À cause de son immense talent et de ses succès répétés au grand écran, on serait tenté de dire de Michel Côté qu'il est notre Gérard Depardieu à nous. Mais les frasques récentes de l'acteur français rendent la comparaison risquée... Loué pour l'ensemble de son oeuvre au gala des prix Jutra, dimanche, Côté a mieux que personne commenté la misérable année 2012 vécue par le cinéma québécois.

L'an dernier, on le sait, nos films n'ont revendiqué que 4,8% du marché en salles.

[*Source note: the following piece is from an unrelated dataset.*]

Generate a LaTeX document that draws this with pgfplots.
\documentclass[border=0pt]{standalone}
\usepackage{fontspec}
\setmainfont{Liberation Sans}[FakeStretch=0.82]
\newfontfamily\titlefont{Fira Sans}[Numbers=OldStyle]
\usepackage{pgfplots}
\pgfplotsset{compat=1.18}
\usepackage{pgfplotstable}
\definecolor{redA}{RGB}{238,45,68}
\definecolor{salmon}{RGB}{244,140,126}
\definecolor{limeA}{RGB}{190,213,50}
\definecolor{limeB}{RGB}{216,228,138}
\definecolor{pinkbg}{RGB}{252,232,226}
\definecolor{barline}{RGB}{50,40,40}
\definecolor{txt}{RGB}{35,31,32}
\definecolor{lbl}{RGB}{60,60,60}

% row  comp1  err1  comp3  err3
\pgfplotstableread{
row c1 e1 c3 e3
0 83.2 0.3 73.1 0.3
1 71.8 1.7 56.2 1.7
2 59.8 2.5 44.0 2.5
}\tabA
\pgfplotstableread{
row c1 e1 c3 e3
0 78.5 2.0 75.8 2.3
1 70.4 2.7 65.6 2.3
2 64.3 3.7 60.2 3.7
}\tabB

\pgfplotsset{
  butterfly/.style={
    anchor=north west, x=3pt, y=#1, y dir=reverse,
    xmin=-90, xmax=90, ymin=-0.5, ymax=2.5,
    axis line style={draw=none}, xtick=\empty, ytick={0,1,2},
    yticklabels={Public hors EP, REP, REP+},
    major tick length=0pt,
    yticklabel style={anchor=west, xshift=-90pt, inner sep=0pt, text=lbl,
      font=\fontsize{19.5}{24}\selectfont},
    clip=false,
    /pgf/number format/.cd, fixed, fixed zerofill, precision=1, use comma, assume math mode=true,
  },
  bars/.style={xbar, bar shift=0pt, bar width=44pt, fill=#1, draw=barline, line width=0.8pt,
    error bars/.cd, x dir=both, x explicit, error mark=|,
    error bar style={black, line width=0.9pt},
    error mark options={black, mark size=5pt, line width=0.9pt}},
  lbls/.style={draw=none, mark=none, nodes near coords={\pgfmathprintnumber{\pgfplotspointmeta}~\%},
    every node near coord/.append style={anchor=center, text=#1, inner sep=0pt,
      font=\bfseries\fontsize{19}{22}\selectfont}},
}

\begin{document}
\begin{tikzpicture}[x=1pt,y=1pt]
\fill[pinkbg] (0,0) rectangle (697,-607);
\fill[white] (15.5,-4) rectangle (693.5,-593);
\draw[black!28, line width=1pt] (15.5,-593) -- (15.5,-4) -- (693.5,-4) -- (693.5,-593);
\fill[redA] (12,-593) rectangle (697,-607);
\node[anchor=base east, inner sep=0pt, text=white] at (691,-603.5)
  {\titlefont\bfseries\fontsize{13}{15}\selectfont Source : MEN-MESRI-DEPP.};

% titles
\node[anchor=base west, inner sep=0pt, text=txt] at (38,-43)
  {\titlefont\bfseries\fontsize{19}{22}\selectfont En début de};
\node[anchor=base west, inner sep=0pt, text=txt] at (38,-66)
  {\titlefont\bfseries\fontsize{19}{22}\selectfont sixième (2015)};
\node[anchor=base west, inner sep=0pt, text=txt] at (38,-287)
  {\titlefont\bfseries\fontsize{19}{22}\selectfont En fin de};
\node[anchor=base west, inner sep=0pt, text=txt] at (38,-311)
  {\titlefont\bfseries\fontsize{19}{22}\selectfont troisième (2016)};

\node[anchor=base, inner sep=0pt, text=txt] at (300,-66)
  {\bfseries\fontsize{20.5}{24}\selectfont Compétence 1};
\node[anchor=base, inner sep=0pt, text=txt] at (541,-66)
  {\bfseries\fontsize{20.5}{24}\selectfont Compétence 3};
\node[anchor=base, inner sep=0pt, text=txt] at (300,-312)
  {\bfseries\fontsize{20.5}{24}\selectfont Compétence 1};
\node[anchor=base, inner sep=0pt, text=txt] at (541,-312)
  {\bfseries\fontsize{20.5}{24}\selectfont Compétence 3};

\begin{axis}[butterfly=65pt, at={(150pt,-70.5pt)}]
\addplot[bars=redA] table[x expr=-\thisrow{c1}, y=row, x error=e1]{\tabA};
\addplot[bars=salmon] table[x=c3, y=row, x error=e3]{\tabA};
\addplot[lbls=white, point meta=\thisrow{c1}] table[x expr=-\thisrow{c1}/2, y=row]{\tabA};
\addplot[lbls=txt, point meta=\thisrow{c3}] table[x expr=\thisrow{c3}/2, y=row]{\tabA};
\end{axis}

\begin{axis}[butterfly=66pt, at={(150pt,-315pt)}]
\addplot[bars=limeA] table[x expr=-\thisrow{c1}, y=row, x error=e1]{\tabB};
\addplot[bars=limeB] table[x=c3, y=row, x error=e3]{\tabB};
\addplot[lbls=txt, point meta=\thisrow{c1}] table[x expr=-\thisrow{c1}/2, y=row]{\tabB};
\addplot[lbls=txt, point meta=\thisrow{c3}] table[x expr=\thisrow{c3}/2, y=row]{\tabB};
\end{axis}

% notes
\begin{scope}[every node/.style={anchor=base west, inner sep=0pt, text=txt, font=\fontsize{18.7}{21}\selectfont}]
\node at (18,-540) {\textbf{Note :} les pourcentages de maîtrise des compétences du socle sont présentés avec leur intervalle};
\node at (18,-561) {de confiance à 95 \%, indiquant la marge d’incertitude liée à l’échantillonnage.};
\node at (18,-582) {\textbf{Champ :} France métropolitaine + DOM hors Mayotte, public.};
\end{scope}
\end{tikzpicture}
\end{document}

C'est la moitié de la performance moyenne de la dernière décennie (plus de 10%) et le quart du succès record enregistré en 2005 (19,8%). Quelques films dits populaires ne l'ont pas été. Un documentaire, genre pourtant difficile à vendre, a fait mieux que l'écrasante majorité des films de fiction (Dérapages, de Paul Arcand). Six long-métrages ont intéressé moins de... 1000 spectateurs!

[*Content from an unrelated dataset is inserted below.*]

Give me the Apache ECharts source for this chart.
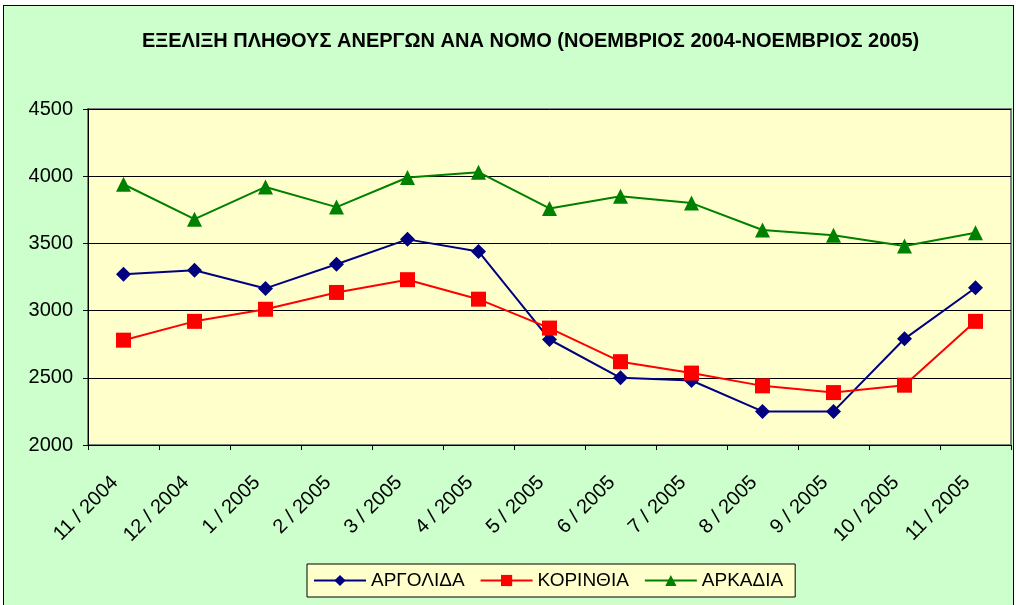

Côté s'est donc demandé si, dans le contexte du « grand succès de nos films dans plusieurs festivals autour du globe, il n'est pas inquiétant qu'on ne soit pas plus curieux de les voir ».

Qu'y faire?

« Je considère que c'est à nous (les artisans du cinéma) que revient la responsabilité de raviver la passion de notre histoire, de notre langue, de notre patrimoine culturel en imaginant des histoires qui vont captiver, toucher, nous faire réfléchir. Nous faire rire aussi, c'est pas péché », a suggéré Michel Côté.

Et personne ne s'est moqué de lui : l'homme n'est pas un vulgaire et cupide exploitant de salles, mais un monstre sacré du cinoche d'ici.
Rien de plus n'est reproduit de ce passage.